Cheryl L. Knott, PhD, MA
Donald K. Milton, MD, DrPh

The groundbreaking research by Distinguished University Professor Donald K. Milton, MD, DrPh, a professor of occupational and environmental health at the School of Public Health at UMCP, on airborne virus transmission has been deeply collaborative across UMB and UMCP. During the early days of the COVID-19 pandemic, he joined forces with UMB researchers. “We were one of the first groups to show that you can culture SARS-CoV-2 from breath,” he said. 

His “Hotel Influenza” study, a landmark project funded by the National Institute of Allergy and Infectious Diseases, also relied on coordination between campuses, including quarantine logistics in Baltimore and flu screening at College Park. 

As bioaerosol research continues to evolve, Milton is working to establish standardized terminology and definitions in the industry. “It’s clear that there needs to be more controlled conditions and to be able to say, ‘This is how it happens’ in a way that all scientific disciplines and medicine can agree on.” 

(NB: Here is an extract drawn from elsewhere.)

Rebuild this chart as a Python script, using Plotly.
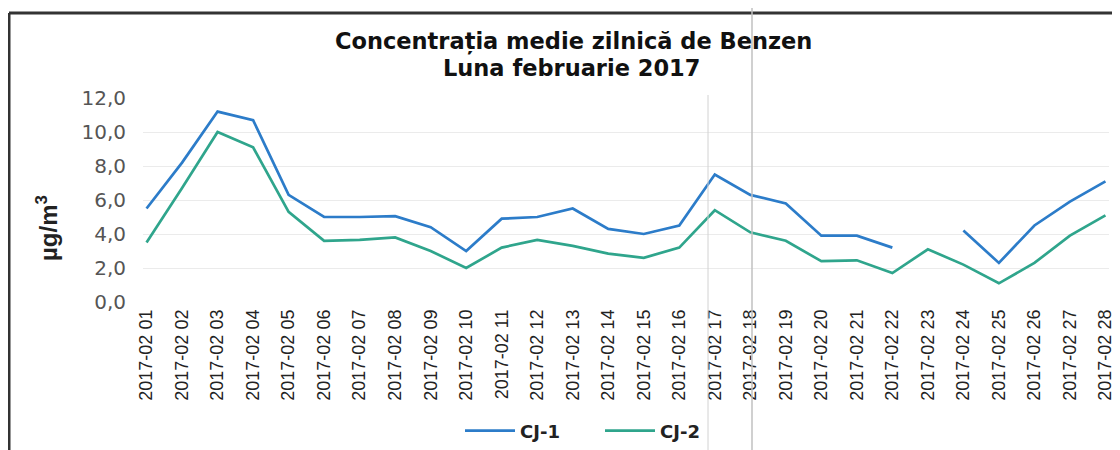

Joseph Richardson Jr., PhD, MA

Joseph Richardson Jr., PhD, MA, the Joel and Kim Feller Professor of African American Studies and Anthropology in UMCP’s College of Behavioral and Social Sciences, credits early collaborations with UMSOM for steering the trajectory of his research; it focuses on community violence interventions as well as firearm-related violence and trauma in young Black men and boys. 

His mentor, Carnell Cooper, MD, a former trauma surgeon and professor at UMSOM, pioneered one of the first hospital-based violence intervention programs in the nation at the University of Maryland R Adams Cowley Shock Trauma Center. Their partnership laid the groundwork for Richardson’s research even before he was awarded the MPower Professorship. One such collaboration was a seed grant from the University of Maryland School of Pharmacy (UMSOP), which supported a gun violence study. Its findings informed the development and implementation of a hospital-based violence intervention program, where Richardson served as founding co-director.   

Shifting his focus from young Black men, Richardson is looking to digital storytelling to tell the stories of Black women who have survived firearm violence as well as community firearm violence during the COVID-19 pandemic.    

Yihua Bruce Yu, PhD

Yihua Bruce Yu, PhD, a professor in the Department of Pharmaceutical Sciences at UMSOP, broadened his research perspective while developing the concept of preventive pharmacovigilance with his team. Traditional drug safety catches problems after they happen. Yu and his team aim to stop problems before they start.  

With funding from the MPower Professorship award, Yu engaged with global experts, revealing critical gaps in vaccine and pharmaceutical quality control that inspired his team’s work. “I was able to think about the big picture,” he said. By enabling early checks of medicine quality at the doctor’s office or pharmacy, his work has the potential to shift drug and vaccine safety from reactive to proactive.  

Yu and his team are now leveraging water Nuclear Magnetic Resonance (wNMR) technology for pediatric vaccine quality control as well as gene and cell therapy products.